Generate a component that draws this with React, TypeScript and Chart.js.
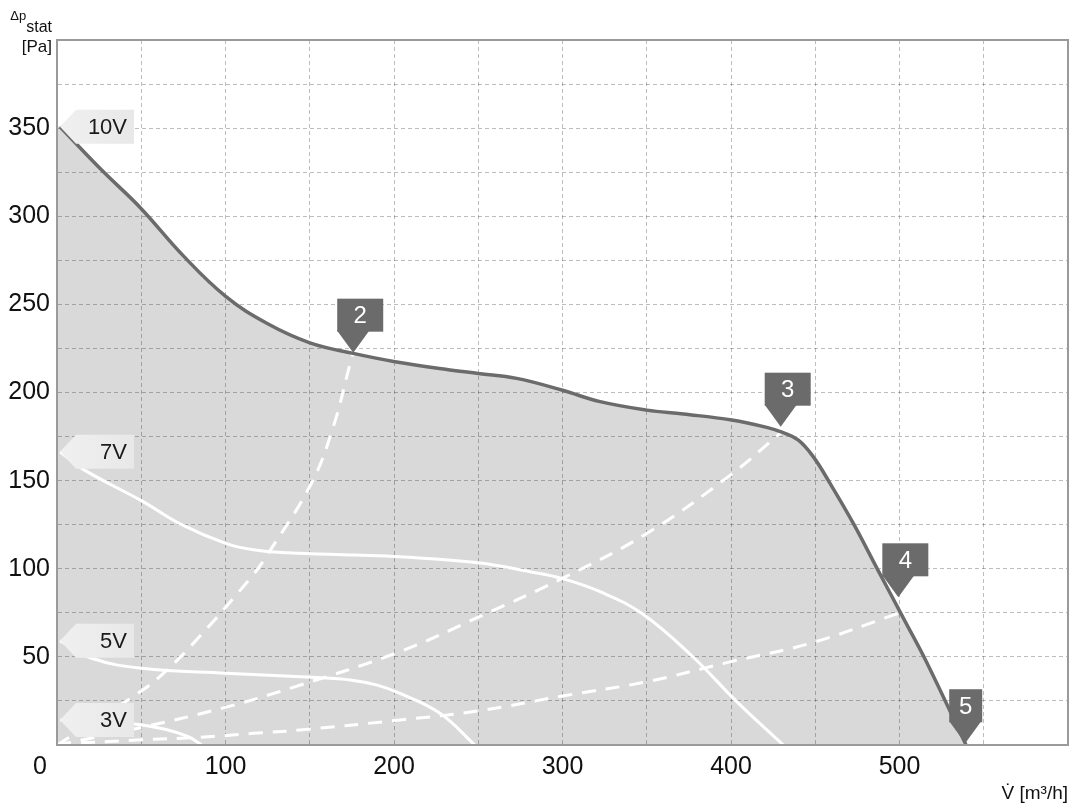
import { useEffect, useRef } from 'react';
import { Chart, registerables } from 'chart.js';

Chart.register(...registerables);

const FONT = "'Liberation Sans', Arial, Helvetica, sans-serif";

// Fan curves: [airflow m³/h, static pressure Pa]
const curve10V: [number, number][] = [
  [1.8, 350.8], [26.5, 326.2], [49.3, 305], [75, 277.5], [100.3, 254.4], [124.5, 239.3],
  [150.1, 228.2], [175.8, 222.2], [200.6, 217.5], [233.2, 212.8], [250, 210.8],
  [272.8, 208], [299.5, 201.4], [322.3, 194.8], [350, 190], [371.7, 187.8], [400.4, 184.4],
  [421.2, 180.2], [431, 177.2], [440, 173], [448.8, 163.6], [458.8, 148.4], [472.6, 125.7],
  [486.5, 100.5], [502.3, 72], [516.1, 47], [539.5, 0],
];
const curve7V: [number, number][] = [
  [1.8, 166.4], [15.6, 156.4], [50.3, 138.5], [74, 125], [100.1, 114.4], [117.5, 110.6],
  [137.1, 109.1], [176.9, 107.8], [203.6, 106.8], [250, 103.4], [280.7, 98.3], [300, 94.4],
  [322.3, 87], [347, 74.7], [377.6, 49.8], [403.4, 24.6], [431, 0],
];
const curve5V: [number, number][] = [
  [1.8, 59.2], [20.6, 49.2], [50.3, 43.5], [100.1, 40.7], [151.2, 38.4], [175, 36.8],
  [190, 34], [203.6, 29.3], [227.3, 18], [248, 0],
];
const curve3V: [number, number][] = [
  [1.8, 14.2], [45.3, 11.9], [64.1, 8.9], [77.9, 4.7], [85.9, 0],
];

// System (duct) curves through the operating points
const system2: [number, number][] = [
  [0, 0], [4.7, 2.8], [48, 29.3], [62, 39.7], [80, 56.7], [115.5, 95.5], [125.4, 108.8],
  [151, 148.5], [164, 180.6], [174, 216.6], [175.8, 222.6],
];
const system3: [number, number][] = [
  [0, 0], [48, 9.5], [97.7, 20.8], [141, 33], [203.6, 53], [250.7, 72.8], [300, 94.6],
  [350, 120], [399.4, 153], [430, 177.5],
];
const system4: [number, number][] = [
  [0, 0.5], [47, 2.8], [85, 4.4], [116.5, 6.6], [144.2, 8.5], [203.6, 14.2], [250, 19.3],
  [300, 27.8], [350, 35.9], [400, 47.3], [447, 57.7], [499.3, 74.7],
];

const curveNames = ['10V', '7V', '5V', '3V'];
const pointNames = ['2', '3', '4', '5'];
const pointFlow = [175.8, 429.5, 499.3, 539];
const pointPressure = [222.6, 180.6, 83.8, 1];

const flowTickLabels = [100, 200, 300, 400, 500];
const pressureTickLabels = [50, 100, 150, 200, 250, 300, 350];
const originLabel = '0';
const yTitleSymbol = 'Δp';
const yTitleSub = 'stat';
const yTitleUnit = '[Pa]';
const xTitle = 'V\u0307 [m³/h]';

const toXY = (pts: [number, number][]) => pts.map(([x, y]) => ({ x, y }));

const overlayPlugin = {
  id: 'overlay',
  afterDatasetsDraw(chart: any) {
    const { ctx, chartArea: a, scales } = chart;
    const xs = scales.x;
    const ys = scales.y;
    ctx.save();
    // frame
    ctx.strokeStyle = '#9a9a9a';
    ctx.lineWidth = 2;
    ctx.setLineDash([]);
    ctx.strokeRect(a.left, a.top, a.right - a.left, a.bottom - a.top);

    // curve labels (left-pointing tags)
    const curves = [curve10V, curve7V, curve5V, curve3V];
    curves.forEach((c, i) => {
      const px = xs.getPixelForValue(c[0][0]);
      const py = ys.getPixelForValue(c[0][1]);
      ctx.beginPath();
      ctx.moveTo(px, py);
      ctx.lineTo(px + 16, py - 17);
      ctx.lineTo(px + 74, py - 17);
      ctx.lineTo(px + 74, py + 17);
      ctx.lineTo(px + 16, py + 17);
      ctx.closePath();
      const g = ctx.createLinearGradient(px, 0, px + 74, 0);
      g.addColorStop(0, '#f0f0f0');
      g.addColorStop(1, '#e8e8e8');
      ctx.fillStyle = g;
      ctx.fill();
      ctx.fillStyle = '#1a1a1a';
      ctx.font = `22px ${FONT}`;
      ctx.textAlign = 'right';
      ctx.textBaseline = 'middle';
      ctx.fillText(curveNames[i], px + 67, py + 1);
    });

    // operating point markers
    pointNames.forEach((name, i) => {
      const tx = xs.getPixelForValue(pointFlow[i]);
      const ty = ys.getPixelForValue(pointPressure[i]);
      const w = i === pointNames.length - 1 ? 33 : 46;
      const left = tx - 16;
      const top = ty - 54;
      ctx.fillStyle = '#6b6b6b';
      ctx.fillRect(left, top, w, 33);
      ctx.beginPath();
      ctx.moveTo(left, top + 32);
      ctx.lineTo(left + 32, top + 32);
      ctx.lineTo(tx, ty);
      ctx.closePath();
      ctx.fill();
      ctx.fillStyle = '#ffffff';
      ctx.font = `24px ${FONT}`;
      ctx.textAlign = 'center';
      ctx.textBaseline = 'middle';
      ctx.fillText(name, left + w / 2, top + 18);
    });
    ctx.restore();
  },
  afterDraw(chart: any) {
    const { ctx, chartArea: a, scales } = chart;
    ctx.save();
    ctx.fillStyle = '#111';
    // origin label
    ctx.font = `25px ${FONT}`;
    ctx.textAlign = 'center';
    ctx.textBaseline = 'middle';
    ctx.fillText(originLabel, scales.x.getPixelForValue(0) - 17, a.bottom + 7 + 15);

    // y title
    const right = a.left - 5;
    ctx.textBaseline = 'alphabetic';
    ctx.textAlign = 'right';
    ctx.font = `17px ${FONT}`;
    ctx.fillText(yTitleUnit, right, a.top + 12);
    ctx.font = `16px ${FONT}`;
    ctx.fillText(yTitleSub, right, a.top - 8);
    const subW = ctx.measureText(yTitleSub).width;
    ctx.font = `13px ${FONT}`;
    ctx.fillText(yTitleSymbol, right - subW, a.top - 20);

    // x title
    ctx.font = `19px ${FONT}`;
    ctx.textAlign = 'right';
    ctx.fillText(xTitle, a.right, a.bottom + 54);
    ctx.restore();
  },
};

export default function App() {
  const ref = useRef<HTMLCanvasElement | null>(null);

  useEffect(() => {
    document.body.style.margin = '0';
    const canvas = ref.current;
    if (!canvas) return;

    const white = '#ffffff';
    const common = {
      pointRadius: 0,
      tension: 0.4,
      fill: false,
    };

    const chart = new Chart(canvas, {
      type: 'line',
      data: {
        datasets: [
          { ...common, data: toXY(curve10V), borderColor: '#6b6b6b', borderWidth: 3.5, order: 0 },
          { ...common, data: toXY(system2), borderColor: white, borderWidth: 3, borderDash: [14, 10], order: 1 },
          { ...common, data: toXY(system3), borderColor: white, borderWidth: 3, borderDash: [14, 10], order: 1 },
          { ...common, data: toXY(system4), borderColor: white, borderWidth: 3, borderDash: [14, 10], order: 1 },
          { ...common, data: toXY(curve7V), borderColor: white, borderWidth: 3, order: 2 },
          { ...common, data: toXY(curve5V), borderColor: white, borderWidth: 3, order: 2 },
          { ...common, data: toXY(curve3V), borderColor: white, borderWidth: 3, order: 2 },
          {
            ...common,
            data: [{ x: 0, y: curve10V[0][1] }, ...toXY(curve10V)],
            fill: 'origin',
            backgroundColor: 'rgba(0,0,0,0.15)',
            borderColor: 'rgba(0,0,0,0)',
            borderWidth: 0,
            order: 9,
          },
        ] as any,
      },
      options: {
        animation: false,
        responsive: false,
        maintainAspectRatio: false,
        layout: { padding: { top: 40, right: 19, left: 0, bottom: 0 } },
        plugins: { legend: { display: false }, tooltip: { enabled: false } },
        scales: {
          x: {
            type: 'linear',
            min: 0,
            max: 600,
            ticks: {
              stepSize: 50,
              autoSkip: false,
              maxRotation: 0,
              padding: 7,
              color: '#111',
              font: { family: FONT, size: 25 },
              callback: (v: any) => (flowTickLabels.includes(Number(v)) ? String(v) : ''),
            },
            grid: { color: 'rgba(0,0,0,0.26)', lineWidth: 1, drawTicks: false },
            border: { display: true, color: '#9a9a9a', width: 2, dash: [4, 3] },
            afterFit: (s: any) => { s.height = 66; },
          },
          y: {
            type: 'linear',
            min: 0,
            max: 400,
            ticks: {
              stepSize: 25,
              autoSkip: false,
              padding: 7,
              color: '#111',
              font: { family: FONT, size: 25 },
              callback: (v: any) => (pressureTickLabels.includes(Number(v)) ? String(v) : ''),
            },
            grid: { color: 'rgba(0,0,0,0.26)', lineWidth: 1, drawTicks: false },
            border: { display: true, color: '#9a9a9a', width: 2, dash: [4, 3] },
            afterFit: (s: any) => { s.width = 57; },
          },
        },
      } as any,
      plugins: [overlayPlugin],
    });

    return () => chart.destroy();
  }, []);

  return <canvas ref={ref} width={1087} height={811} style={{ display: 'block' }} />;
}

++++++++++

Task prompt —
In the data above, please extract the lines from the first one through the line with "const pointPressure = [222.6, 180.6, 83.8, 1];", exactly, and keep pictures out.

Task response —
Generate a component that draws this with React, TypeScript and Chart.js.
import { useEffect, useRef } from 'react';
import { Chart, registerables } from 'chart.js';

Chart.register(...registerables);

const FONT = "'Liberation Sans', Arial, Helvetica, sans-serif";

// Fan curves: [airflow m³/h, static pressure Pa]
const curve10V: [number, number][] = [
  [1.8, 350.8], [26.5, 326.2], [49.3, 305], [75, 277.5], [100.3, 254.4], [124.5, 239.3],
  [150.1, 228.2], [175.8, 222.2], [200.6, 217.5], [233.2, 212.8], [250, 210.8],
  [272.8, 208], [299.5, 201.4], [322.3, 194.8], [350, 190], [371.7, 187.8], [400.4, 184.4],
  [421.2, 180.2], [431, 177.2], [440, 173], [448.8, 163.6], [458.8, 148.4], [472.6, 125.7],
  [486.5, 100.5], [502.3, 72], [516.1, 47], [539.5, 0],
];
const curve7V: [number, number][] = [
  [1.8, 166.4], [15.6, 156.4], [50.3, 138.5], [74, 125], [100.1, 114.4], [117.5, 110.6],
  [137.1, 109.1], [176.9, 107.8], [203.6, 106.8], [250, 103.4], [280.7, 98.3], [300, 94.4],
  [322.3, 87], [347, 74.7], [377.6, 49.8], [403.4, 24.6], [431, 0],
];
const curve5V: [number, number][] = [
  [1.8, 59.2], [20.6, 49.2], [50.3, 43.5], [100.1, 40.7], [151.2, 38.4], [175, 36.8],
  [190, 34], [203.6, 29.3], [227.3, 18], [248, 0],
];
const curve3V: [number, number][] = [
  [1.8, 14.2], [45.3, 11.9], [64.1, 8.9], [77.9, 4.7], [85.9, 0],
];

// System (duct) curves through the operating points
const system2: [number, number][] = [
  [0, 0], [4.7, 2.8], [48, 29.3], [62, 39.7], [80, 56.7], [115.5, 95.5], [125.4, 108.8],
  [151, 148.5], [164, 180.6], [174, 216.6], [175.8, 222.6],
];
const system3: [number, number][] = [
  [0, 0], [48, 9.5], [97.7, 20.8], [141, 33], [203.6, 53], [250.7, 72.8], [300, 94.6],
  [350, 120], [399.4, 153], [430, 177.5],
];
const system4: [number, number][] = [
  [0, 0.5], [47, 2.8], [85, 4.4], [116.5, 6.6], [144.2, 8.5], [203.6, 14.2], [250, 19.3],
  [300, 27.8], [350, 35.9], [400, 47.3], [447, 57.7], [499.3, 74.7],
];

const curveNames = ['10V', '7V', '5V', '3V'];
const pointNames = ['2', '3', '4', '5'];
const pointFlow = [175.8, 429.5, 499.3, 539];
const pointPressure = [222.6, 180.6, 83.8, 1];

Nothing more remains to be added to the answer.